Dr. Foster explained that the AI users often outsourced their thinking: "Instead of engaging with the problem, they simply let the AI provide answers. When the AI was gone, they lacked the mental muscle memory to find solutions on their own."
The study builds on prior research about 'cognitive offloading'—the tendency to rely on external tools (like calculators or search engines) instead of internal memory and reasoning. But the speed and ease of modern AI appears to accelerate this effect dramatically.
What This Means
This finding has immediate implications for workplaces, schools, and everyday life, where AI tools are being integrated at breakneck speed. "We're at risk of training a generation that can't solve problems without asking a bot first," warned Dr. Raj Patel, a cognitive psychologist not involved in the study. "But the answer isn't to ban AI—it's to train people to use AI as a laboratory partner, not a replacement for their own brain."

The researchers recommend three strategies to avoid cognitive decline:
- Use AI to generate options, not answers.

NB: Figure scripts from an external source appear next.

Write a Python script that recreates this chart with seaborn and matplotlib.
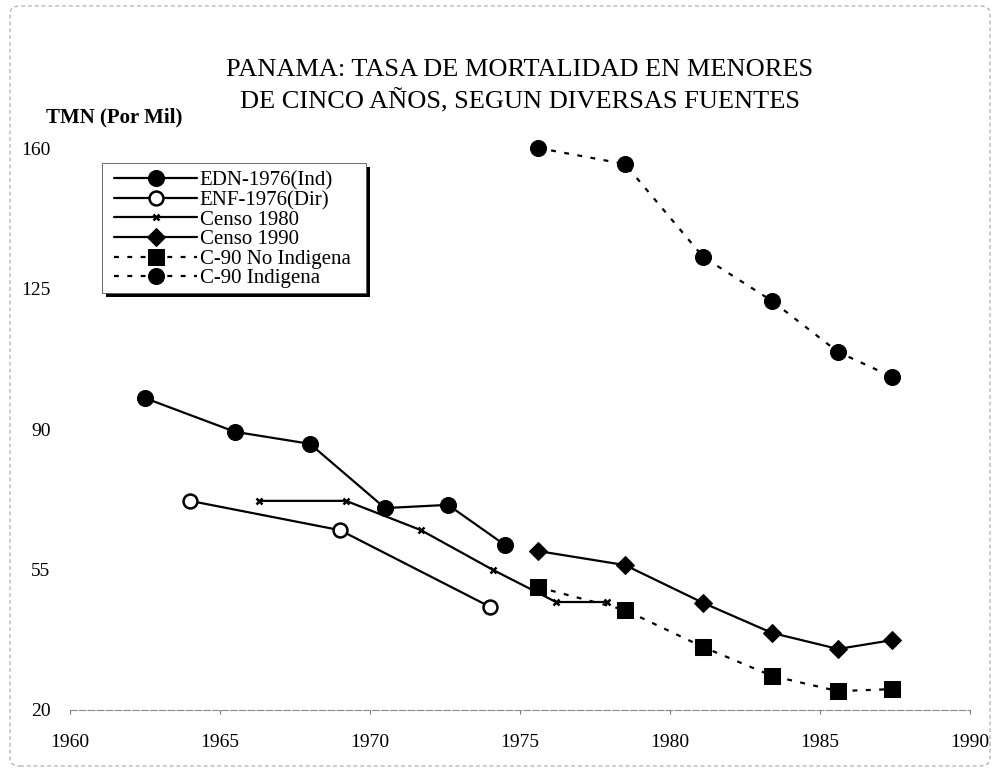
import numpy as np
import pandas as pd
import matplotlib.pyplot as plt
import matplotlib.patches as mpatches
import seaborn as sns

# data (years / rate per thousand)
years_edn = [1962.5, 1965.5, 1968.0, 1970.5, 1972.6, 1974.5]
tmn_edn = [97.7, 89.3, 86.3, 70.3, 71.1, 61.1]
years_enf = [1964.0, 1969.0, 1974.0]
tmn_enf = [72.1, 64.8, 45.7]
years_c80 = [1966.3, 1969.2, 1971.7, 1974.1, 1976.2, 1977.9]
tmn_c80 = [72.1, 72.1, 64.8, 54.9, 46.9, 46.9]
years_c90 = [1975.6, 1978.5, 1981.1, 1983.4, 1985.6, 1987.4]
tmn_c90 = [59.6, 56.1, 46.7, 39.2, 35.2, 37.4]
tmn_noind = [50.6, 44.9, 35.7, 28.5, 24.7, 25.2]
tmn_ind = [160.0, 156.0, 132.9, 121.9, 109.2, 103.0]

x_ticks = [1960, 1965, 1970, 1975, 1980, 1985, 1990]
y_ticks = [20, 55, 90, 125, 160]

dotted = (0, (2.2, 3.8))
series = [
    ('EDN-1976(Ind)', years_edn, tmn_edn, dict(marker='o', markersize=11.5, markerfacecolor='black', linestyle='-')),
    ('ENF-1976(Dir)', years_enf, tmn_enf, dict(marker='o', markersize=10, markerfacecolor='white', markeredgewidth=1.8, linestyle='-')),
    ('Censo 1980', years_c80, tmn_c80, dict(marker='x', markersize=5, markeredgewidth=1.8, linestyle='-')),
    ('Censo 1990', years_c90, tmn_c90, dict(marker='D', markersize=9.5, markerfacecolor='black', linestyle='-')),
    ('C-90 No Indigena', years_c90, tmn_noind, dict(marker='s', markersize=11, markerfacecolor='black', linestyle=dotted)),
    ('C-90 Indigena', years_c90, tmn_ind, dict(marker='o', markersize=11.5, markerfacecolor='black', linestyle=dotted)),
]

sns.set_theme(style='white')
plt.rcParams['font.family'] = ['Liberation Serif', 'DejaVu Serif']
plt.rcParams['text.color'] = 'black'
plt.rcParams['xtick.color'] = 'black'
plt.rcParams['ytick.color'] = 'black'

W, H = 997, 774
fig = plt.figure(figsize=(W / 100, H / 100), dpi=100)
ax = fig.add_axes([70 / W, 1 - 710 / H, 900 / W, (710 - 148) / H])

for name, xs, ys, kw in series:
    df = pd.DataFrame({'year': xs, 'tmn': ys})
    sns.lineplot(data=df, x='year', y='tmn', ax=ax, color='black', linewidth=1.6,
                 markeredgecolor='black', estimator=None, sort=False, label=name,
                 clip_on=False, **kw)

ax.set_xlim(1960, 1990)
ax.set_ylim(20, 160)
ax.set_xticks(x_ticks)
ax.set_yticks(y_ticks)
ax.tick_params(axis='x', labelsize=14, length=3, width=0.8, direction='out', pad=14, bottom=True,
               color='#777777', labelcolor='black')
ax.tick_params(axis='y', labelsize=14, length=0, pad=14, labelcolor='black')
ax.set_xlabel('')
ax.set_ylabel('')
for s in ['top', 'right', 'left']:
    ax.spines[s].set_visible(False)
ax.spines['bottom'].set_color('#888888')
ax.spines['bottom'].set_linewidth(0.8)
ax.spines['bottom'].set_linestyle((0, (6, 2)))
ax.grid(False)

# legend box: frame + black drop shadow, placed in figure pixels
lx0, ly0, lx1, ly1 = 102, 163, 366, 293
ax.add_patch(mpatches.Rectangle(((lx0 + 4) / W, 1 - (ly1 + 4) / H), (lx1 - lx0) / W, (ly1 - ly0) / H,
                                transform=fig.transFigure, facecolor='black', edgecolor='none',
                                zorder=3, clip_on=False))
ax.add_patch(mpatches.Rectangle((lx0 / W, 1 - ly1 / H), (lx1 - lx0) / W, (ly1 - ly0) / H,
                                transform=fig.transFigure, facecolor='white', edgecolor='#555555',
                                linewidth=0.6, zorder=3.5, clip_on=False))

leg = ax.legend(loc='upper left', bbox_to_anchor=(114 / W, 1 - 171 / H), bbox_transform=fig.transFigure,
                fontsize=15, frameon=False, borderaxespad=0, borderpad=0, labelspacing=0.0,
                handlelength=4.0, handletextpad=0.12)
leg.set_zorder(5)
for t in leg.get_texts():
    t.set_color('black')

fig.text(520 / W, 1 - 86 / H, 'PANAMA: TASA DE MORTALIDAD EN MENORES\nDE CINCO AÑOS, SEGUN DIVERSAS FUENTES',
         ha='center', va='center', fontsize=19, linespacing=1.4, color='black')
fig.text(46 / W, 1 - 117 / H, 'TMN (Por Mil)', ha='left', va='center', fontsize=15, fontweight='bold',
         color='black')

# faint scanned page border
fig.patches.append(mpatches.FancyBboxPatch((10 / W, 8 / H), 980 / W, 760 / H, boxstyle='round,pad=0,rounding_size=0.01',
                                           transform=fig.transFigure, fill=False, edgecolor='#999999',
                                           linewidth=0.7, linestyle=(0, (4, 3))))

fig.savefig('out.png', dpi=100)
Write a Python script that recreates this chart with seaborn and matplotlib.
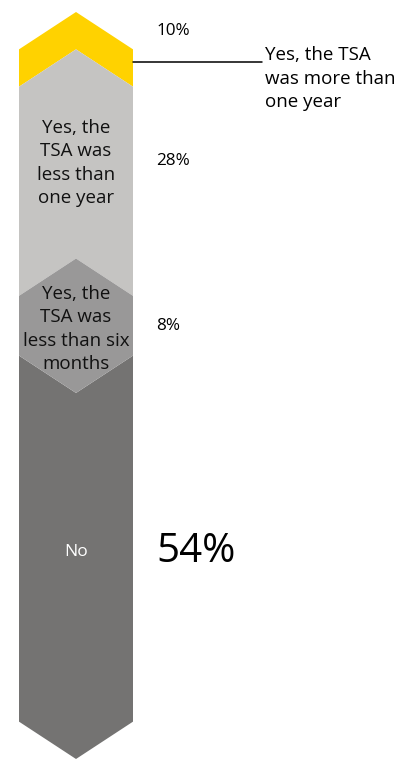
import matplotlib
matplotlib.use("Agg")
import matplotlib.pyplot as plt
import seaborn as sns

# Survey answers, top of the column to the bottom
categories = [
    "Yes, the TSA was more than one year",
    "Yes, the TSA was less than one year",
    "Yes, the TSA was less than six months",
    "No",
]
inside_labels = ["", "Yes, the\nTSA was\nless than\none year",
                 "Yes, the\nTSA was\nless than six\nmonths", "No"]
values = [10, 28, 8, 54]
value_labels = ["10%", "28%", "8%", "54%"]
colors = ["#FFD200", "#C5C4C2", "#999898", "#747372"]

sns.set_theme(style="white")
plt.rcParams["font.family"] = ["Open Sans", "DejaVu Sans"]

W, H = 413, 760
fig = plt.figure(figsize=(W / 100, H / 100), dpi=100)
ax = fig.add_axes([0, 0, 1, 1])

# axis scale: bar of width 0.8 centred on x=0, y runs 0..100 downward
px_per_x = 142.5
px_per_y = 7.47
x0_px, y0_px = 76, 12
ax.set_xlim(-x0_px / px_per_x, (W - x0_px) / px_per_x)
ax.set_ylim(100 + (H - y0_px - 100 * px_per_y) / px_per_y, -y0_px / px_per_y)
ax.axis("off")

half = 0.4
d = 5.0  # depth of the chevron points

bounds = [0]
for v in values:
    bounds.append(bounds[-1] + v)
b0, b1, b2, b3, b4 = bounds

L, R, C = -half, half, 0.0
# top segment: upward arrow band
ax.fill([L, C, R, R, C, L], [b0 + d, b0, b0 + d, b1, b1 - d, b1],
        color=colors[0], lw=0)
# second segment: notched top, tucked under the hexagon below
ax.fill([L, C, R, R, C, L], [b1, b1 - d, b1, b2, b2 - d, b2],
        color=colors[1], lw=0)
# bottom segment: pointed end
ax.fill([L, C, R, R, C, L], [b3, b3 + d, b3, b4 - d, b4, b4 - d],
        color=colors[3], lw=0)
# third segment: hexagon drawn over its neighbours
ax.fill([L, C, R, R, C, L], [b2, b2 - d, b2, b3, b3 + d, b3],
        color=colors[2], lw=0)

def xpx(p):
    return (p - x0_px) / px_per_x

def ypx(p):
    return (p - y0_px) / px_per_y

# inner category labels
inner_y = [None, ypx(163), ypx(329), ypx(552)]
inner_col = ["black", "#111111", "#111111", "white"]
for lab, yy, c in zip(inside_labels, inner_y, inner_col):
    if lab:
        ax.text(0, yy, lab, ha="center", va="center",
                fontsize=13.5 if lab != "No" else 12.5,
                color=c, linespacing=1.4)

# percentage labels
pct_y = [ypx(31), ypx(161), ypx(326), ypx(552)]
pct_size = [12.3, 12.3, 12.3, 29]
for lab, yy, s in zip(value_labels, pct_y, pct_size):
    ax.text(xpx(156), yy, lab, ha="left", va="center", fontsize=s, color="black")

# leader line and callout for the top segment
ax.plot([half, xpx(262)], [ypx(62), ypx(62)], color="black", lw=1.1)
ax.text(xpx(265), ypx(46), "Yes, the TSA\nwas more than\none year",
        ha="left", va="top", fontsize=13.5, color="black", linespacing=1.4)

fig.savefig("out.png", dpi=100)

Before looking at AI output, try to solve the problem yourself for at least a few minutes.
- Practice 'unplugged' problem-solving daily, just as you might exercise muscles you don't want to atrophy.
- Set time limits on AI assistance—the study found that even five-minute intervals can help maintain cognitive engagement.
"The goal is to use AI to enhance human thinking, not diminish it," said Dr. Foster. "If we continue on our current path, we may soon find that our smart machines make us dumber, not smarter."
Experts urge educators and employers to redesign training programs that emphasize metacognition—thinking about how we think—alongside technical AI skills. Without such changes, the convenience of AI might come at a steep price: our ability to reason independently.